At the ceremony in 2021, hosts Tina Fey and Amy Poehler made repeated jabs at the press association over its lack of Black members, and midway through the program, leaders of the group took the stage and pledged to increase the diversity of its membership.

In the two years since, it has recruited new members, overhauled eligibility rules and enacted a stricter code of conduct. All existing members — some of whom have had their journalistic credentials questioned over the years — needed to reapply. The 96-member group now has six Black members — up from zero in 2021 — and has added 103 nonmember voters, a dozen or so of whom are Black.

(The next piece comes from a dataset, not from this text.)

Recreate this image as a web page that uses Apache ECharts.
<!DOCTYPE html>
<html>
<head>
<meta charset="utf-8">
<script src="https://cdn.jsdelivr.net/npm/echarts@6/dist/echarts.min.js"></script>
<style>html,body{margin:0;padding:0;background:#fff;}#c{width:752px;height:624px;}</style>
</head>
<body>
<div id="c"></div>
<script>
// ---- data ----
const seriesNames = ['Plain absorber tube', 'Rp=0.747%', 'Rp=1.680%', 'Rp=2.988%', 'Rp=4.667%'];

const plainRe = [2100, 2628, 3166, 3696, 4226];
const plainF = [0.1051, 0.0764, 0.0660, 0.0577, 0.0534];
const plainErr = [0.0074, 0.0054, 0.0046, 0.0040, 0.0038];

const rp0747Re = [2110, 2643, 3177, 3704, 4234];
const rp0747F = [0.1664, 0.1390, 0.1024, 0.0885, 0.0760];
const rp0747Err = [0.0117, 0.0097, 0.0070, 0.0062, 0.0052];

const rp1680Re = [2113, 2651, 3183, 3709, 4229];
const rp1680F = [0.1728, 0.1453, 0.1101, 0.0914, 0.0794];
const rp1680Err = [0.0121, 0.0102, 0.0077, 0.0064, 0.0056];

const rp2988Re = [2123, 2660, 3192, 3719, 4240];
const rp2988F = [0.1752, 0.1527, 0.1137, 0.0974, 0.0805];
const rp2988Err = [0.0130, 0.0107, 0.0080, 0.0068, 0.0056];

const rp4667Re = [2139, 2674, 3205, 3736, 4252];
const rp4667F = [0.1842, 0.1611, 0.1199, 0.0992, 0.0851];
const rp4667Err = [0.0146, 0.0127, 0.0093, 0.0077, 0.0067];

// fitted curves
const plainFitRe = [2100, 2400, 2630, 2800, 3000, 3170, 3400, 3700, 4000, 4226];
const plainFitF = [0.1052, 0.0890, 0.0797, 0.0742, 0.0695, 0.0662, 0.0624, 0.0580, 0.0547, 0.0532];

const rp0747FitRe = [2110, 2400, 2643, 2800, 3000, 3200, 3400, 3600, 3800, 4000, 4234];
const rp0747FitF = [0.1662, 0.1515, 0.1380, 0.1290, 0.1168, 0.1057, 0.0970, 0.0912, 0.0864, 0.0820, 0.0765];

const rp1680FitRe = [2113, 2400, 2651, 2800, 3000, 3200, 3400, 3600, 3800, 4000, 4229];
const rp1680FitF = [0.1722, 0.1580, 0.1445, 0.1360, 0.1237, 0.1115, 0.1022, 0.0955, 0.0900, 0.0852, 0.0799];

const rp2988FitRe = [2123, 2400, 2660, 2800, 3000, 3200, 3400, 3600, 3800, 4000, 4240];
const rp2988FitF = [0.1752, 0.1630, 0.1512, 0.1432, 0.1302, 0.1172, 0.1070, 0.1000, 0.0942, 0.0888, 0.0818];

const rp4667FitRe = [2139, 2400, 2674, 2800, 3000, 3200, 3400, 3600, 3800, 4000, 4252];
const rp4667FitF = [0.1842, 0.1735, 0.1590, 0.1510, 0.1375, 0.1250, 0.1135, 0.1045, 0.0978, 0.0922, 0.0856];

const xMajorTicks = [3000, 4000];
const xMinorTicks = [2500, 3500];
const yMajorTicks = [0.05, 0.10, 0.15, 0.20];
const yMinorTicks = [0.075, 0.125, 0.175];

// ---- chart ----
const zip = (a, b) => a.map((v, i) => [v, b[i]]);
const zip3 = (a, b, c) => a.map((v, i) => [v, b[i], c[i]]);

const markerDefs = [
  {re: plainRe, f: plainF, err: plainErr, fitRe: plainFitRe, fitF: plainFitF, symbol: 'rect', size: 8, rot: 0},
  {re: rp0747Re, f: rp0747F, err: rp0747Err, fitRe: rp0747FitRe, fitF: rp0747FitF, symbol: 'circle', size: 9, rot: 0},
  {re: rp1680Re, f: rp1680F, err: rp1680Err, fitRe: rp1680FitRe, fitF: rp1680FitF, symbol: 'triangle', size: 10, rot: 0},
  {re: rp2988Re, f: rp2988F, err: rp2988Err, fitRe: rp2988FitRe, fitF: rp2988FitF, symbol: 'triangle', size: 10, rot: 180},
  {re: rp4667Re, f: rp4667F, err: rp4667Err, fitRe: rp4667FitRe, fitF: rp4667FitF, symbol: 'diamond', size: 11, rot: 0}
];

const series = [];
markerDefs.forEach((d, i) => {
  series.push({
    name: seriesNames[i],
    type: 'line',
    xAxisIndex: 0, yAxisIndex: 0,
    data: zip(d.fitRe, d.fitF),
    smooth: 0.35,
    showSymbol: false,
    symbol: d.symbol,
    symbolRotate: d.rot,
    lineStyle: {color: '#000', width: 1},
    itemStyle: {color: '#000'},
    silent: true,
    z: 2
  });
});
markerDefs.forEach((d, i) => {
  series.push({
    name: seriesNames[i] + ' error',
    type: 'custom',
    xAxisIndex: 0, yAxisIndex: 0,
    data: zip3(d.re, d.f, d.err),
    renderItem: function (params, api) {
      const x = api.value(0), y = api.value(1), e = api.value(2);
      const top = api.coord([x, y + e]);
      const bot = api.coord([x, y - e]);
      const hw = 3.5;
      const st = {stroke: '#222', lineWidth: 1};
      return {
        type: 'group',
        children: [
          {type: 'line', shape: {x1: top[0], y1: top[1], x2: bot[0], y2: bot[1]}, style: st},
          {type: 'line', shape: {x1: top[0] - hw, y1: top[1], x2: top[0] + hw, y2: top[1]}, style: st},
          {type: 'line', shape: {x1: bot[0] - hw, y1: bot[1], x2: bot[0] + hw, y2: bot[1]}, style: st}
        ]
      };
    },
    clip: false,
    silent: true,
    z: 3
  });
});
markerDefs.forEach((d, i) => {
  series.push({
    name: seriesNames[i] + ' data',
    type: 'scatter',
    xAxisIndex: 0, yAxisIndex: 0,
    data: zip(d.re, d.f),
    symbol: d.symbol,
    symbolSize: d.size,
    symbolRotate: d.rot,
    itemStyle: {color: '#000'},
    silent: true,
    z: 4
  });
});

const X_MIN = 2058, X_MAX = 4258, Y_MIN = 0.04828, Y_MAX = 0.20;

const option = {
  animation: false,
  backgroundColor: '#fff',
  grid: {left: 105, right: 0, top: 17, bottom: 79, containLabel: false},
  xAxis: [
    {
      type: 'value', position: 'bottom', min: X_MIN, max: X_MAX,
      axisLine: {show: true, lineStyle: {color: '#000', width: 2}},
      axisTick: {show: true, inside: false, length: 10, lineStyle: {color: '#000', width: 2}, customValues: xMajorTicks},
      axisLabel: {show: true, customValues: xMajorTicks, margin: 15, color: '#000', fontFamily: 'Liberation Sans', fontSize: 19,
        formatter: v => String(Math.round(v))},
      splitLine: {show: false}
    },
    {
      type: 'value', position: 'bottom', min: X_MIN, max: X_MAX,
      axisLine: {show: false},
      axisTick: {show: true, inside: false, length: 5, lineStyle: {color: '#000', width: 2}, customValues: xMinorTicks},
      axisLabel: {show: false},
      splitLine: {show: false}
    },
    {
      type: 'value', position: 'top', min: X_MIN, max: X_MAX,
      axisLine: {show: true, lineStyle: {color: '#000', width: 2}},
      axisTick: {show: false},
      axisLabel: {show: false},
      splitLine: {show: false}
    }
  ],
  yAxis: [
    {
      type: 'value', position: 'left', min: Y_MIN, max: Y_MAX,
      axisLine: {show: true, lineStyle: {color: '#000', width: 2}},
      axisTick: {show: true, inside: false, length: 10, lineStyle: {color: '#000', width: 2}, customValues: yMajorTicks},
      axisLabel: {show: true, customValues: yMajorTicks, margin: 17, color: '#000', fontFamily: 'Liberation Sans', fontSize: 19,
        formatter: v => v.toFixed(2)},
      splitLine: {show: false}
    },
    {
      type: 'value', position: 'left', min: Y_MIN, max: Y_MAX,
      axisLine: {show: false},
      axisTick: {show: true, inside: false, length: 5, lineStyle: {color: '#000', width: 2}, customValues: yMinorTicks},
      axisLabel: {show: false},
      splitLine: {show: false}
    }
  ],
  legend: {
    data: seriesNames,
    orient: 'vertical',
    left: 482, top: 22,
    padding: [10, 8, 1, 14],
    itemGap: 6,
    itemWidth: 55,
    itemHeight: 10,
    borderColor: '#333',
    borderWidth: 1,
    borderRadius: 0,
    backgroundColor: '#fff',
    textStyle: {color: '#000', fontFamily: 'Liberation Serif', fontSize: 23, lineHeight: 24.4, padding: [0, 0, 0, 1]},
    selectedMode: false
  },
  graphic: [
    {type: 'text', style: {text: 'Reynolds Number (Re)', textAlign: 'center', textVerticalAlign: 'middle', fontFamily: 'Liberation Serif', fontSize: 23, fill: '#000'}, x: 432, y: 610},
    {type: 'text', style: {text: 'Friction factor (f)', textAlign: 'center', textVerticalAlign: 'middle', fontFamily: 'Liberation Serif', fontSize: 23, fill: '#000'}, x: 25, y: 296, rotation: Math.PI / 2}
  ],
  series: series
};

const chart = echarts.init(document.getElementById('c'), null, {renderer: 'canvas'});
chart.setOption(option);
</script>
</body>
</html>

Interim CEO Todd Boehly has moved to end the association’s tax-exempt status and turn it into a for-profit company with a philanthropic arm. (He has been awaiting final governmental approval for that plan, after which he is expected to disband the HFPA.)

How has Hollywood responded?

The HFPA’s practices have been scrutinized for decades, but this time, Hollywood couldn’t turn away.

Netflix, Amazon and WarnerMedia said they would not work with the association unless changes were made.

There were condemnations by A-list stars and producers. Shonda Rhimes called out the organization for its treatment of her shows; Tom Cruise returned his Globe trophies; Scarlett Johansson suggested that the industry step back from the HFPA until it tackled “fundamental reform.”

And more than 100 Hollywood publicity firms called on the association to “eradicate the long-standing exclusionary ethos and pervasive practice of discriminatory behavior, unprofessionalism, ethical impropriety and alleged financial corruption.” Until the group made its plans for change public, the firms said, they would not advise their clients to engage with the group’s journalists.

Now that the organization has outlined its plans for reform, publicists and agents say some stars are open to participating, while others want the Globes to be permanently retired. Based on this year’s list of presenters — which include Billy Porter, Natasha Lyonne and Quentin Tarantino — many are planning to show up Tuesday.

When and how do I watch?

Held at the Beverly Hilton in Beverly Hills, California, the awards show will be telecast on NBC at 8 p.m. Eastern time and 5 p.m. Pacific. For the first time, the show will also be available simultaneously online, through NBCUniversal’s streaming service, Peacock.

Who is the host?

Comedian Jerrod Carmichael will be the master of ceremonies. His HBO special “Rothaniel,” in which he came out as gay, won an Emmy and was considered among the best of 2022. And he may be familiar to NBC viewers from his 2015-17 sitcom, “The Carmichael Show,” or from his turn as host of “Saturday Night Live” last year.

Who is up for awards?

The film with the most nominations is “The Banshees of Inisherin,” an Irish drama from writer-director Martin McDonagh about a fractured friendship. It is up for eight awards. “Everything Everywhere All at Once” — a sci-fi comedy about a Chinese immigrant and laundromat owner, which is co-directed by Daniel Kwan and Daniel Scheinert — is up for six.

The best film directing category contains some heavyweights — James Cameron for “Avatar: The Way of Water,” Steven Spielberg for “The Fabelmans” and Baz Luhrmann for “Elvis” — as well as McDonagh, Kwan and Scheinert.

On the television side, the schoolroom sitcom “Abbott Elementary,” created by Quinta Brunson, is up for the most awards, with five nominations, including best musical or comedy series.

In the increasingly prestigious limited-series category, the talked-about drama “White Lotus” is up against “Pam & Tommy,” “The Dropout,” “Black Bird” and “Monster.”

HBO Max and Netflix are tied with the highest number of nominations, at 14 each.